═══ Information shown ═══

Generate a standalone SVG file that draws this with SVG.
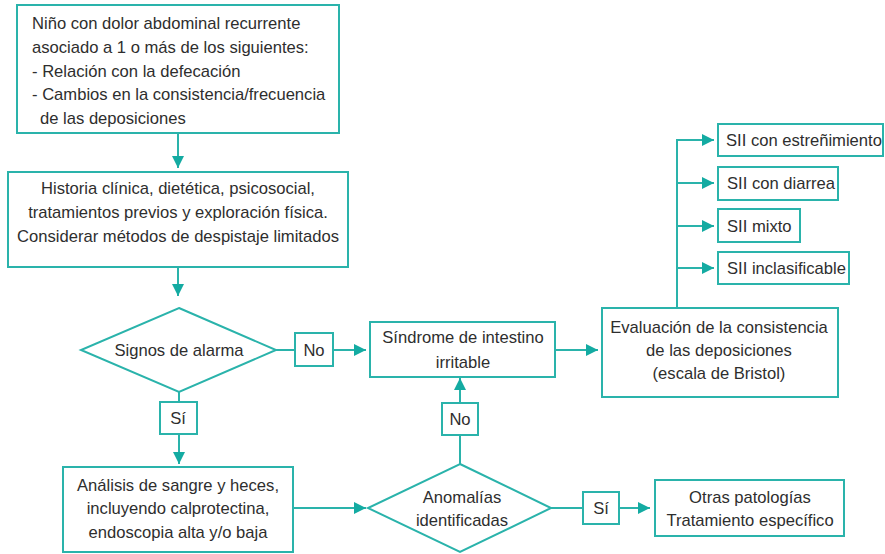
<svg xmlns="http://www.w3.org/2000/svg" width="885" height="554" viewBox="0 0 885 554">
<defs>
<style>
.b{fill:#fff;stroke:#2ab3ab;stroke-width:2}
.c{fill:none;stroke:#2ab3ab;stroke-width:2}
.t{font-family:"Liberation Sans",Arial,sans-serif;font-size:16.6px;fill:#2e2e2e}
.m{text-anchor:middle}
</style>
<marker id="ah" markerUnits="userSpaceOnUse" markerWidth="13" markerHeight="13" refX="12" refY="6" orient="auto">
<path d="M0,0 L12,6 L0,12 z" fill="#14aba2"/>
</marker>
</defs>
<rect width="885" height="554" fill="#fff"/>
<g id="connectors">
<line class="c" x1="178" y1="133" x2="178" y2="168" marker-end="url(#ah)"/>
<line class="c" x1="178" y1="267" x2="178" y2="296" marker-end="url(#ah)"/>
<line class="c" x1="276" y1="350" x2="295" y2="350"/>
<line class="c" x1="333" y1="350" x2="366" y2="350" marker-end="url(#ah)"/>
<line class="c" x1="179" y1="392" x2="179" y2="402"/>
<line class="c" x1="179" y1="434" x2="179" y2="464" marker-end="url(#ah)"/>
<line class="c" x1="293" y1="508" x2="366" y2="508" marker-end="url(#ah)"/>
<line class="c" x1="460" y1="464" x2="460" y2="435"/>
<line class="c" x1="460" y1="403" x2="460" y2="378" marker-end="url(#ah)"/>
<line class="c" x1="551" y1="508" x2="583" y2="508"/>
<line class="c" x1="619" y1="508" x2="650" y2="508" marker-end="url(#ah)"/>
<line class="c" x1="555" y1="350" x2="598" y2="350" marker-end="url(#ah)"/>
<polyline class="c" points="677,308 677,140 714,140" marker-end="url(#ah)"/>
<line class="c" x1="677" y1="183" x2="714" y2="183" marker-end="url(#ah)"/>
<line class="c" x1="677" y1="226" x2="714" y2="226" marker-end="url(#ah)"/>
<line class="c" x1="677" y1="268" x2="714" y2="268" marker-end="url(#ah)"/>
</g>
<g id="inicio">
<rect class="b" x="17" y="5" width="322" height="128"/>
<text class="t" x="32" y="29">Niño con dolor abdominal recurrente</text>
<text class="t" x="32" y="53">asociado a 1 o más de los siguientes:</text>
<text class="t" x="32" y="77">- Relación con la defecación</text>
<text class="t" x="32" y="100">- Cambios en la consistencia/frecuencia</text>
<text class="t" x="40" y="124">de las deposiciones</text>
</g>
<g id="historia">
<rect class="b" x="8" y="172" width="340" height="95"/>
<text class="t m" x="178" y="194">Historia clínica, dietética, psicosocial,</text>
<text class="t m" x="178" y="218">tratamientos previos y exploración física.</text>
<text class="t m" x="178" y="242">Considerar métodos de despistaje limitados</text>
</g>
<g id="signos">
<polygon class="b" points="179,308 276,350 179,392 81,350"/>
<text class="t m" x="179" y="356">Signos de alarma</text>
</g>
<g id="no1">
<rect class="b" x="295" y="333" width="38" height="33"/>
<text class="t m" x="314" y="356">No</text>
</g>
<g id="si1">
<rect class="b" x="160" y="402" width="37" height="32"/>
<text class="t m" x="178" y="424">Sí</text>
</g>
<g id="analisis">
<rect class="b" x="63" y="467" width="230" height="85"/>
<text class="t m" x="178" y="491">Análisis de sangre y heces,</text>
<text class="t m" x="178" y="514">incluyendo calprotectina,</text>
<text class="t m" x="178" y="538">endoscopia alta y/o baja</text>
</g>
<g id="sindrome">
<rect class="b" x="370" y="322" width="185" height="55"/>
<text class="t m" x="463" y="343">Síndrome de intestino</text>
<text class="t m" x="463" y="368">irritable</text>
</g>
<g id="anomalias">
<polygon class="b" points="460,464 551,508 460,552 368,508"/>
<text class="t m" x="462" y="503">Anomalías</text>
<text class="t m" x="462" y="526">identificadas</text>
</g>
<g id="no2">
<rect class="b" x="442" y="403" width="36" height="32"/>
<text class="t m" x="460" y="425">No</text>
</g>
<g id="si2">
<rect class="b" x="583" y="492" width="36" height="32"/>
<text class="t m" x="601" y="514">Sí</text>
</g>
<g id="otras">
<rect class="b" x="655" y="480" width="189" height="56"/>
<text class="t m" x="750" y="503">Otras patologías</text>
<text class="t m" x="750" y="526">Tratamiento específico</text>
</g>
<g id="evaluacion">
<rect class="b" x="602" y="308" width="236" height="89"/>
<text class="t m" x="719" y="333">Evaluación de la consistencia</text>
<text class="t m" x="719" y="356">de las deposiciones</text>
<text class="t m" x="719" y="379">(escala de Bristol)</text>
</g>
<g id="estrenimiento">
<rect class="b" x="718" y="124" width="165" height="32"/>
<text class="t" x="726" y="146">SII con estreñimiento</text>
</g>
<g id="diarrea">
<rect class="b" x="718" y="167" width="120" height="33"/>
<text class="t" x="727" y="189">SII con diarrea</text>
</g>
<g id="mixto">
<rect class="b" x="718" y="209" width="82" height="33"/>
<text class="t" x="727" y="232">SII mixto</text>
</g>
<g id="inclasificable">
<rect class="b" x="718" y="252" width="131" height="32"/>
<text class="t" x="727" y="274">SII inclasificable</text>
</g>
</svg>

═══

- [Work to be completed]
Output the lines above in full and exactly as given, omitting any pictures.

- [Task result]
Generate a standalone SVG file that draws this with SVG.
<svg xmlns="http://www.w3.org/2000/svg" width="885" height="554" viewBox="0 0 885 554">
<defs>
<style>
.b{fill:#fff;stroke:#2ab3ab;stroke-width:2}
.c{fill:none;stroke:#2ab3ab;stroke-width:2}
.t{font-family:"Liberation Sans",Arial,sans-serif;font-size:16.6px;fill:#2e2e2e}
.m{text-anchor:middle}
</style>
<marker id="ah" markerUnits="userSpaceOnUse" markerWidth="13" markerHeight="13" refX="12" refY="6" orient="auto">
<path d="M0,0 L12,6 L0,12 z" fill="#14aba2"/>
</marker>
</defs>
<rect width="885" height="554" fill="#fff"/>
<g id="connectors">
<line class="c" x1="178" y1="133" x2="178" y2="168" marker-end="url(#ah)"/>
<line class="c" x1="178" y1="267" x2="178" y2="296" marker-end="url(#ah)"/>
<line class="c" x1="276" y1="350" x2="295" y2="350"/>
<line class="c" x1="333" y1="350" x2="366" y2="350" marker-end="url(#ah)"/>
<line class="c" x1="179" y1="392" x2="179" y2="402"/>
<line class="c" x1="179" y1="434" x2="179" y2="464" marker-end="url(#ah)"/>
<line class="c" x1="293" y1="508" x2="366" y2="508" marker-end="url(#ah)"/>
<line class="c" x1="460" y1="464" x2="460" y2="435"/>
<line class="c" x1="460" y1="403" x2="460" y2="378" marker-end="url(#ah)"/>
<line class="c" x1="551" y1="508" x2="583" y2="508"/>
<line class="c" x1="619" y1="508" x2="650" y2="508" marker-end="url(#ah)"/>
<line class="c" x1="555" y1="350" x2="598" y2="350" marker-end="url(#ah)"/>
<polyline class="c" points="677,308 677,140 714,140" marker-end="url(#ah)"/>
<line class="c" x1="677" y1="183" x2="714" y2="183" marker-end="url(#ah)"/>
<line class="c" x1="677" y1="226" x2="714" y2="226" marker-end="url(#ah)"/>
<line class="c" x1="677" y1="268" x2="714" y2="268" marker-end="url(#ah)"/>
</g>
<g id="inicio">
<rect class="b" x="17" y="5" width="322" height="128"/>
<text class="t" x="32" y="29">Niño con dolor abdominal recurrente</text>
<text class="t" x="32" y="53">asociado a 1 o más de los siguientes:</text>
<text class="t" x="32" y="77">- Relación con la defecación</text>
<text class="t" x="32" y="100">- Cambios en la consistencia/frecuencia</text>
<text class="t" x="40" y="124">de las deposiciones</text>
</g>
<g id="historia">
<rect class="b" x="8" y="172" width="340" height="95"/>
<text class="t m" x="178" y="194">Historia clínica, dietética, psicosocial,</text>
<text class="t m" x="178" y="218">tratamientos previos y exploración física.</text>
<text class="t m" x="178" y="242">Considerar métodos de despistaje limitados</text>
</g>
<g id="signos">
<polygon class="b" points="179,308 276,350 179,392 81,350"/>
<text class="t m" x="179" y="356">Signos de alarma</text>
</g>
<g id="no1">
<rect class="b" x="295" y="333" width="38" height="33"/>
<text class="t m" x="314" y="356">No</text>
</g>
<g id="si1">
<rect class="b" x="160" y="402" width="37" height="32"/>
<text class="t m" x="178" y="424">Sí</text>
</g>
<g id="analisis">
<rect class="b" x="63" y="467" width="230" height="85"/>
<text class="t m" x="178" y="491">Análisis de sangre y heces,</text>
<text class="t m" x="178" y="514">incluyendo calprotectina,</text>
<text class="t m" x="178" y="538">endoscopia alta y/o baja</text>
</g>
<g id="sindrome">
<rect class="b" x="370" y="322" width="185" height="55"/>
<text class="t m" x="463" y="343">Síndrome de intestino</text>
<text class="t m" x="463" y="368">irritable</text>
</g>
<g id="anomalias">
<polygon class="b" points="460,464 551,508 460,552 368,508"/>
<text class="t m" x="462" y="503">Anomalías</text>
<text class="t m" x="462" y="526">identificadas</text>
</g>
<g id="no2">
<rect class="b" x="442" y="403" width="36" height="32"/>
<text class="t m" x="460" y="425">No</text>
</g>
<g id="si2">
<rect class="b" x="583" y="492" width="36" height="32"/>
<text class="t m" x="601" y="514">Sí</text>
</g>
<g id="otras">
<rect class="b" x="655" y="480" width="189" height="56"/>
<text class="t m" x="750" y="503">Otras patologías</text>
<text class="t m" x="750" y="526">Tratamiento específico</text>
</g>
<g id="evaluacion">
<rect class="b" x="602" y="308" width="236" height="89"/>
<text class="t m" x="719" y="333">Evaluación de la consistencia</text>
<text class="t m" x="719" y="356">de las deposiciones</text>
<text class="t m" x="719" y="379">(escala de Bristol)</text>
</g>
<g id="estrenimiento">
<rect class="b" x="718" y="124" width="165" height="32"/>
<text class="t" x="726" y="146">SII con estreñimiento</text>
</g>
<g id="diarrea">
<rect class="b" x="718" y="167" width="120" height="33"/>
<text class="t" x="727" y="189">SII con diarrea</text>
</g>
<g id="mixto">
<rect class="b" x="718" y="209" width="82" height="33"/>
<text class="t" x="727" y="232">SII mixto</text>
</g>
<g id="inclasificable">
<rect class="b" x="718" y="252" width="131" height="32"/>
<text class="t" x="727" y="274">SII inclasificable</text>
</g>
</svg>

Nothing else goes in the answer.